Adapting a literary classic is treacherous territory. Not only is there the threat of certain elements that made the original so widely acclaimed being left out, but also that it might miss the purpose of the novel entirely. Luckily for Oscar-winning filmmaker Andrea Arnold, her take on Emily Brontë’s revered Wuthering Heights retains its distinctive quality. Nevertheless, she heralds a new, modern life for the author’s old-fashioned ideals: in particular through her choice to alter Heathcliff’s race, intensifying the themes of race and class difference which were relatively concealed throughout the source material.
By stripping the narrative back to its bare bones, the screenplay – penned by Arnold and Olivia Hetreed – forces the fraught relationship between Cathy, a farmer’s daughter, and Heathcliff, a lowly traveller taken in by Cathy’s charitable father, Mr. Earnshaw, to the forefront, letting the unnecessary padding fall to the wayside. It’s a bold move that succeeds superlatively to create something absorbing from the outset, predominantly due to Arnold’s resolute ambition and expertise in formulating believable, natural relationships between her characters – something she has built on from achievements made in both Red Road and Fish Tank.

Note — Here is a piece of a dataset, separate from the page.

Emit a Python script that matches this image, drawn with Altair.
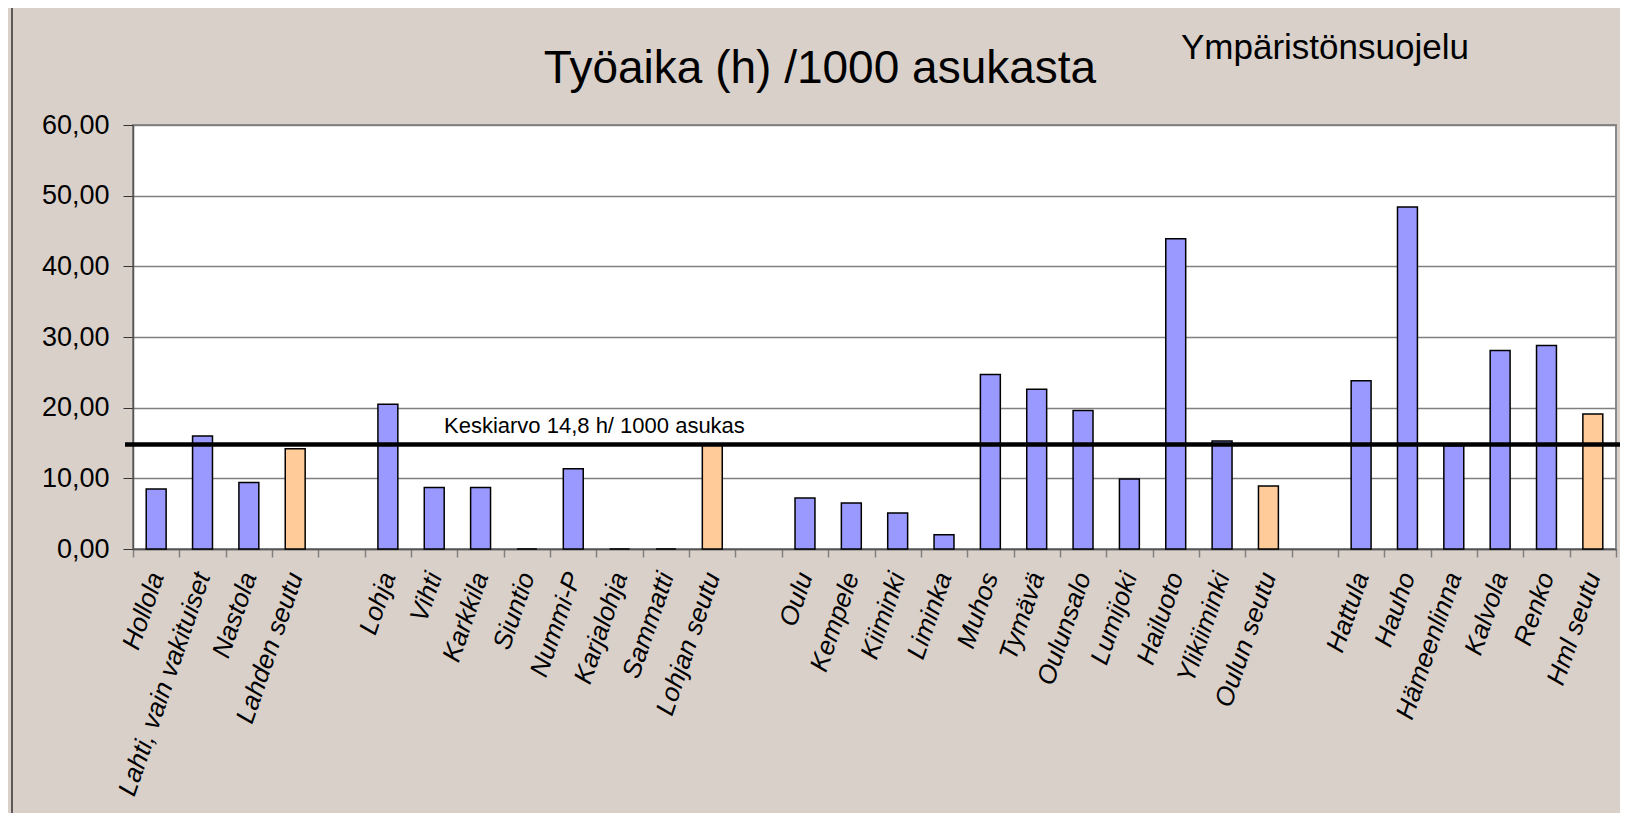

That said, perhaps the main reason Arnold’s version comes as such a welcome, exalted interpretation of Brontë’s words can be attributed to cinematographer Robbie Ryan’s ability to convey much of the unsaid, unconsummated devotion between Cathy and Heathcliff. Long, lingering takes, inventive camera techniques and a freeness achieved only by the implementation of a roving handheld camera explore their connection through the boundless landscape that surrounds them. Not only are their everyday lives heavily rooted in the vulnerable, barren environment, but it’s also reflective of their tempestuous relationship, open to all manner of emotions: hurt, betrayal, devotion, lust, desire and, paramount, dependency.
With the overwhelming, persistent focus placed upon newcomers Shannon Beer and Solomon Glave, the younger incarnations of Cathy and Heathcliff, they demonstrate their inherent talent in remarkably composed fashion considering their innocence. Even James Howson as the older version of Heathcliff delivers a stalwart if trivial turn. Arnold has once again succeeded in plucking inexperienced actors and turning them into promising stars, precisely like she did with Katie Jarvis in Fish Tank. It’s a shame, then, that the more experienced actors, namely Kaya Scodelario as the older version of Cathy and Nichola Burley as Isabella Linton, let the side down with their substandard, emotionally lukewarm performances.
Aside from a couple of inferior performances, a weighty final act and a prolonged running time, Wuthering Heights is something of a rarity: an interpretation of a literary classic that adds a new dimension and crux to a straightforward, if intense, love story. Arnold has pioneered a pronounced, austere, earnest and visually striking treasure of British cinema, indebted to Beer and Glave’s impressive debuts.